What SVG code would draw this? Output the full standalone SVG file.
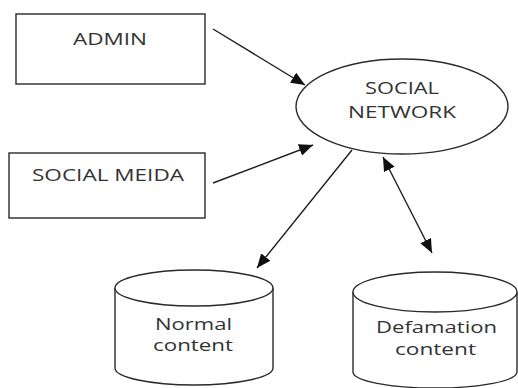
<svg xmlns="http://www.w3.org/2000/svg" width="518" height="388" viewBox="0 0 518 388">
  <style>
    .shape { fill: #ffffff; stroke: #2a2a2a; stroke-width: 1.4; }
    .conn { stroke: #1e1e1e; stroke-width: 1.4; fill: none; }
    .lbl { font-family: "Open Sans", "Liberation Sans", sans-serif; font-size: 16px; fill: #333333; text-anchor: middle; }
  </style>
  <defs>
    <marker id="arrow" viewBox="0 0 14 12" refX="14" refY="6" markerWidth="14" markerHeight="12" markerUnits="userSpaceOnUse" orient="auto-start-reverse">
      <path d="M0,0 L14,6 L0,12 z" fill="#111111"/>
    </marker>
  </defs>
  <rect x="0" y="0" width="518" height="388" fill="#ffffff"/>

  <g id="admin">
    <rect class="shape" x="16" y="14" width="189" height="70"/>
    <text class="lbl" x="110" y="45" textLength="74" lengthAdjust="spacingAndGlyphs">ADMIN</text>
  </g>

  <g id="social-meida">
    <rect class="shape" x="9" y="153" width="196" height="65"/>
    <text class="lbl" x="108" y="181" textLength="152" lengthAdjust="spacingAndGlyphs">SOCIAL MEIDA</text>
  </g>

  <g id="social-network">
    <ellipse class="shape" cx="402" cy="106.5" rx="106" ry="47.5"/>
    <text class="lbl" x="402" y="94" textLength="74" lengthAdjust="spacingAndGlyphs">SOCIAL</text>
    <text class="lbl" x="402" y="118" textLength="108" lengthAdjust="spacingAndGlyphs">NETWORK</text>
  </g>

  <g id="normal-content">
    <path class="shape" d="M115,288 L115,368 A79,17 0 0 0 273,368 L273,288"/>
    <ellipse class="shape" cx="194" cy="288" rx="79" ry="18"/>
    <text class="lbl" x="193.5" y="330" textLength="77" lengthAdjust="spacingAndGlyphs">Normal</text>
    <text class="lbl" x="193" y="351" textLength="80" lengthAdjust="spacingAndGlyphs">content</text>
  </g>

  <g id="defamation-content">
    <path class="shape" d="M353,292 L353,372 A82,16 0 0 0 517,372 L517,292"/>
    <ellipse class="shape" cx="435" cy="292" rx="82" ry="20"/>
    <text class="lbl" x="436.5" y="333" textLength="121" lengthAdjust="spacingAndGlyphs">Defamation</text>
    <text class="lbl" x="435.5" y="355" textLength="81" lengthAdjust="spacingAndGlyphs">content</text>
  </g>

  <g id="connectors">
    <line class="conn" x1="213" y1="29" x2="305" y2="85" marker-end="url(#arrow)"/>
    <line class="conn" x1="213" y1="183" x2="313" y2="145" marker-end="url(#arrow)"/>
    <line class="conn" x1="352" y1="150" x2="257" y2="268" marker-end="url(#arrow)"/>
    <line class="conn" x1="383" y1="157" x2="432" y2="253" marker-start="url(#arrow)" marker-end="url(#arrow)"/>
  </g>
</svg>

※ ※ ※

Images in the data above are to be skipped. Retype all other material exactly.

Result>
What SVG code would draw this? Output the full standalone SVG file.
<svg xmlns="http://www.w3.org/2000/svg" width="518" height="388" viewBox="0 0 518 388">
  <style>
    .shape { fill: #ffffff; stroke: #2a2a2a; stroke-width: 1.4; }
    .conn { stroke: #1e1e1e; stroke-width: 1.4; fill: none; }
    .lbl { font-family: "Open Sans", "Liberation Sans", sans-serif; font-size: 16px; fill: #333333; text-anchor: middle; }
  </style>
  <defs>
    <marker id="arrow" viewBox="0 0 14 12" refX="14" refY="6" markerWidth="14" markerHeight="12" markerUnits="userSpaceOnUse" orient="auto-start-reverse">
      <path d="M0,0 L14,6 L0,12 z" fill="#111111"/>
    </marker>
  </defs>
  <rect x="0" y="0" width="518" height="388" fill="#ffffff"/>

  <g id="admin">
    <rect class="shape" x="16" y="14" width="189" height="70"/>
    <text class="lbl" x="110" y="45" textLength="74" lengthAdjust="spacingAndGlyphs">ADMIN</text>
  </g>

  <g id="social-meida">
    <rect class="shape" x="9" y="153" width="196" height="65"/>
    <text class="lbl" x="108" y="181" textLength="152" lengthAdjust="spacingAndGlyphs">SOCIAL MEIDA</text>
  </g>

  <g id="social-network">
    <ellipse class="shape" cx="402" cy="106.5" rx="106" ry="47.5"/>
    <text class="lbl" x="402" y="94" textLength="74" lengthAdjust="spacingAndGlyphs">SOCIAL</text>
    <text class="lbl" x="402" y="118" textLength="108" lengthAdjust="spacingAndGlyphs">NETWORK</text>
  </g>

  <g id="normal-content">
    <path class="shape" d="M115,288 L115,368 A79,17 0 0 0 273,368 L273,288"/>
    <ellipse class="shape" cx="194" cy="288" rx="79" ry="18"/>
    <text class="lbl" x="193.5" y="330" textLength="77" lengthAdjust="spacingAndGlyphs">Normal</text>
    <text class="lbl" x="193" y="351" textLength="80" lengthAdjust="spacingAndGlyphs">content</text>
  </g>

  <g id="defamation-content">
    <path class="shape" d="M353,292 L353,372 A82,16 0 0 0 517,372 L517,292"/>
    <ellipse class="shape" cx="435" cy="292" rx="82" ry="20"/>
    <text class="lbl" x="436.5" y="333" textLength="121" lengthAdjust="spacingAndGlyphs">Defamation</text>
    <text class="lbl" x="435.5" y="355" textLength="81" lengthAdjust="spacingAndGlyphs">content</text>
  </g>

  <g id="connectors">
    <line class="conn" x1="213" y1="29" x2="305" y2="85" marker-end="url(#arrow)"/>
    <line class="conn" x1="213" y1="183" x2="313" y2="145" marker-end="url(#arrow)"/>
    <line class="conn" x1="352" y1="150" x2="257" y2="268" marker-end="url(#arrow)"/>
    <line class="conn" x1="383" y1="157" x2="432" y2="253" marker-start="url(#arrow)" marker-end="url(#arrow)"/>
  </g>
</svg>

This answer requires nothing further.